222 pages, 23 chapters,
38 photographs, index.

soft cover $16.95
ISBN 1-59322-019-7

The Bayman

A Life on Barnegat Bay

By Merce Ridgway

"...an accurate, colorful account of the waterman's trade...a clear view of life in the pines and on the bay before the population boom started."

— Asbury Park Press

This story appeared in The SandPaper, 7/12/00, and is reprinted with permission. ©2000 Jersey Shore Newsmagazines. It is reprinted in its entirety.

Making Piney Music at the Albert Brothers’ Homeplace


Merce Ridgway’s book, The Bayman, A Life on Barnegat Bay, is autobiographical, and although it deals primarily with how Ridgway’s life intertwined with the bay, it would not be complete without a section on his music.

Ridgway always loved the music he heard as a child. His father, Merce Ridgway Sr., was a singer/songwriter with the original Pinehawkers, the group selected by folklorist Dorothea Dix Lawrence to represent New Jersey at a 1941 National Folk Festival in Washington, D.C. They were also on the radio and early television.

Merce learned to play the guitar as naturally as he learned to clam and hunt.

Russell Horner of Tuckerton is one of Ridgway’s distant cousins. His maternal grandfather was a clammer, as were three of his uncles. But he didn’t meet Ridgway out on the bay; he met him at the Albert brothers’ deer hunting camp in Waretown. For more than 20 years, the Albert brothers opened their hunting cabin up every Saturday night to local musicians who could play such instruments as the guitar, banjo, fiddle, harmonica, spoons, washboard and washtub.

Horner and Ridgway both play the guitar and were individually invited to the “Homeplace,” as it came to be called, to sing the old songs that had entertained Pine Barrens folks for generations.

Speaking of those times, Horner said, “I got out of the army in ’59 and returned home to Waretown, and Joe and George Albert had started a music night at their hunting camp on Saturday nights.

“It was a relatively small gathering then. Then some newspaper wanted to write an article and more people came, and then one person told their friends and it got to the point where they couldn’t handle it anymore.

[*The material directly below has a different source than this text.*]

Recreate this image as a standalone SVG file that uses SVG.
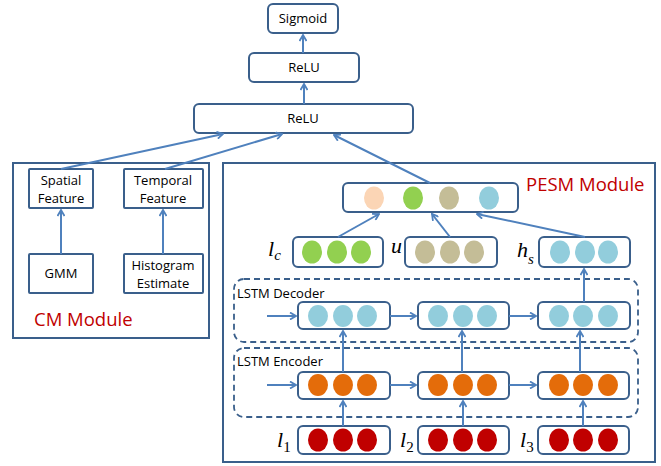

“I remember one night in particular. The way it was set up was, there was a great room with bunk beds lining the wall; that was where the musicians played. Then there was a smaller kitchen. Well, Joe (Albert) was standing in the doorway between the two rooms and this young guy had to squeeze by him to get in to play. When he came back out, he squeezed by him again and he said to me, ‘If that old guy doesn’t move out of the way, I’m going to have to push him out.’

“I said, ‘I wouldn’t do that to the guy, it’s his house.’ I think some people had the impression that it was a piney nightclub. The state police would come by once in a while and patrol it; that would help a little.

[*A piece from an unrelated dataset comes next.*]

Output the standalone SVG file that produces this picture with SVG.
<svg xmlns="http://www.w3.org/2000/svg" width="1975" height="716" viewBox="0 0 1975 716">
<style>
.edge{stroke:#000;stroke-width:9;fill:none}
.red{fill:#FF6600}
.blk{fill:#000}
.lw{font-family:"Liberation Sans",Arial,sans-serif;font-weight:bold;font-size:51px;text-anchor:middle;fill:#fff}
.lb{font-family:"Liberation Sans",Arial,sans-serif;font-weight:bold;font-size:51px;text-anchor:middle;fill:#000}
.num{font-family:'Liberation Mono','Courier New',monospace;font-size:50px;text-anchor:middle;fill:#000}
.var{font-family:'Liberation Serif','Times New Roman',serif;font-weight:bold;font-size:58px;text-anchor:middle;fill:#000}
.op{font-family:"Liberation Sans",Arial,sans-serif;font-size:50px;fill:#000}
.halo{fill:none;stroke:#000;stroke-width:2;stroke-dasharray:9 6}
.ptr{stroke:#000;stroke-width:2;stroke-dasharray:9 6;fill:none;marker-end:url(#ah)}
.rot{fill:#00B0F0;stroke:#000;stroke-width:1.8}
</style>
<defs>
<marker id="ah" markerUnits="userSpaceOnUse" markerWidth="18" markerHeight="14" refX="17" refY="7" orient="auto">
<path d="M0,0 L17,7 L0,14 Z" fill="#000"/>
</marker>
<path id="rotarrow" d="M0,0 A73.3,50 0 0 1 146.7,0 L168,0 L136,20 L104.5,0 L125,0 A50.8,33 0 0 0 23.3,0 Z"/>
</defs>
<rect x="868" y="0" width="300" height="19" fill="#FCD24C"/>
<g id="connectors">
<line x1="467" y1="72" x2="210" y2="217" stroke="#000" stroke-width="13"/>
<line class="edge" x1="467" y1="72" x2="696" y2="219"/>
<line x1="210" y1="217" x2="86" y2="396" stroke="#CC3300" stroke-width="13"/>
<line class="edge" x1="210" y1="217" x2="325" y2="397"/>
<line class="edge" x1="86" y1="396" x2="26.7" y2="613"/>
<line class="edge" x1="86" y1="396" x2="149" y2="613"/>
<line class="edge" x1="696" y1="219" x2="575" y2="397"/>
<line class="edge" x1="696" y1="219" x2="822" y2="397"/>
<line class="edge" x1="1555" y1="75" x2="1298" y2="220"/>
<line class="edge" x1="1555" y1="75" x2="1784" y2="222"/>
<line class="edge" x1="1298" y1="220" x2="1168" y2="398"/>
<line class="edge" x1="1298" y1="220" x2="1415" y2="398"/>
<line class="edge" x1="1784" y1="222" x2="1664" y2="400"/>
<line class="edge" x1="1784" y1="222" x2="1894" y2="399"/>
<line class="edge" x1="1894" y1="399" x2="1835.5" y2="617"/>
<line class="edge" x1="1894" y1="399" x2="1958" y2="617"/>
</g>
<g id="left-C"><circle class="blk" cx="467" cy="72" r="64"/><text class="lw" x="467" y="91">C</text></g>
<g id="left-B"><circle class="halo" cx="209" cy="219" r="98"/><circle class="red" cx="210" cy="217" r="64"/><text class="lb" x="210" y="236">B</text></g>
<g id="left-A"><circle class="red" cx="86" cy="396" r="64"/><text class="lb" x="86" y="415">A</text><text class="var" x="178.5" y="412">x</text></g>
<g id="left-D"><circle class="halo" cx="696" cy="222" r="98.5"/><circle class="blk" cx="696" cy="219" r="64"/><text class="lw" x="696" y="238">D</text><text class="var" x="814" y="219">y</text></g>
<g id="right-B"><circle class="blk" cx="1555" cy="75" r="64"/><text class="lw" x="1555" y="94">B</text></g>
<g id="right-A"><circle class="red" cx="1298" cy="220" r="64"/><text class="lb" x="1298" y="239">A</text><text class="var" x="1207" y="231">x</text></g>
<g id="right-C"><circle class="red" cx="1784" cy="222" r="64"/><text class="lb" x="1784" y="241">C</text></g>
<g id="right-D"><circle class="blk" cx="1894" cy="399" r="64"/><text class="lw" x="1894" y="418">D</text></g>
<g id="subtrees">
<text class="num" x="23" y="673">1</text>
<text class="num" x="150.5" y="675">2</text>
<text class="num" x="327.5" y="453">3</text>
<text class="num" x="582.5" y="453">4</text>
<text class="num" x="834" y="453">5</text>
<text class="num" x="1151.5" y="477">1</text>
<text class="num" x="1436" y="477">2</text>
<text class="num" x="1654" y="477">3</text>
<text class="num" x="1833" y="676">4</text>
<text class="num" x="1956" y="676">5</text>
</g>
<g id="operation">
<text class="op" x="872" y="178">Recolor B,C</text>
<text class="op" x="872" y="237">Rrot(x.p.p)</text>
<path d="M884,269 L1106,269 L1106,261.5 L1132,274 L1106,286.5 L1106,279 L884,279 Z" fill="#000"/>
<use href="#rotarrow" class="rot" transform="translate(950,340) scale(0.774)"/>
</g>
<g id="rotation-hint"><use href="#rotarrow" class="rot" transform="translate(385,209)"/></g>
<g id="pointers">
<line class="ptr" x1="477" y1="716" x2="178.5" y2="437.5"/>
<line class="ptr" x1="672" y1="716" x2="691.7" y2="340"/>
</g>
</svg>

“Another thing,” said Horner, “the Alberts ran it like they were expecting company. There was always coffee and cake in the kitchen. People would bring stuff; the old-timers would bring something homemade. The younger folks would just stop at the store and bring a package of doughnuts.

“Eventually, most of the homemade chocolate cakes and stuff was put away and the store-bought stuff was put out for everybody to eat. Well, that was their right,” Horner laughed.

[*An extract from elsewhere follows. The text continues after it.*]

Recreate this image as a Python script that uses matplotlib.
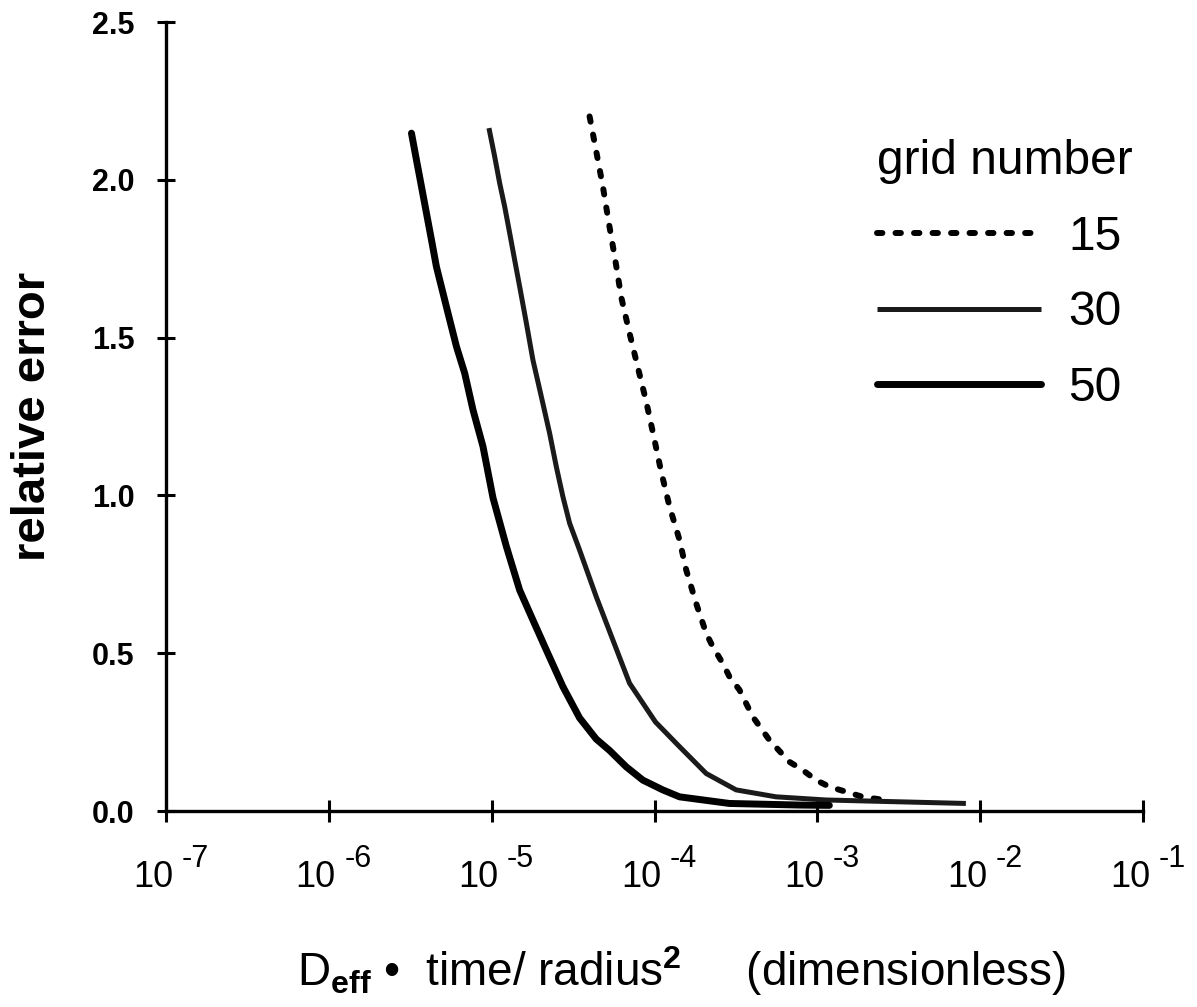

When George Albert died, Joe Albert kept the Saturday night music going as long as he could while the popularity of the place literally overwhelmed him.

Ridgway describes his last trip out to the Homeplace.

“The last time I went on a Saturday night, I had to park a long ways off and walk in with my guitar. I found at least three groups were playing on the grounds for a big gang of people who were milling about and drinking beer. There was another group playing on the porch, another group playing in the kitchen, while the main room and music were filled to capacity.

“I sadly walked back to my car and went on home. There were far too many people as far as I was concerned.”

After the music at the Homeplace stopped, Ridgway and the other musicians talked about finding some other place to play, but it was six months before a suitable spot presented itself.

Ridgway and his wife were regulars at the Waretown Auction, and the owner offered them the rental of the hall on Friday nights. Merce spread the word through the music community. Not everyone was as enthusiastic.

“I was probably one of the naysayers,” said Horner. “I really didn’t think enough people would want to listen to amateurs play music, but I was wrong.”

After a terrific first night, the Auction musical nights became a regional staple for music players and music lovers, with Ridgway running most of the business. Then it was time to organize into a nonprofit, and the Pinelands Cultural Society was born.

When the auction building burned to the ground some time ago, the society was invited to move to the Frederic Priff school in Waretown. It took a few more years till the society was able to build the Albert Hall on land next to the school and donated by the school board. The Albert Hall auditorium is shared with the school, and music continues there every Saturday night.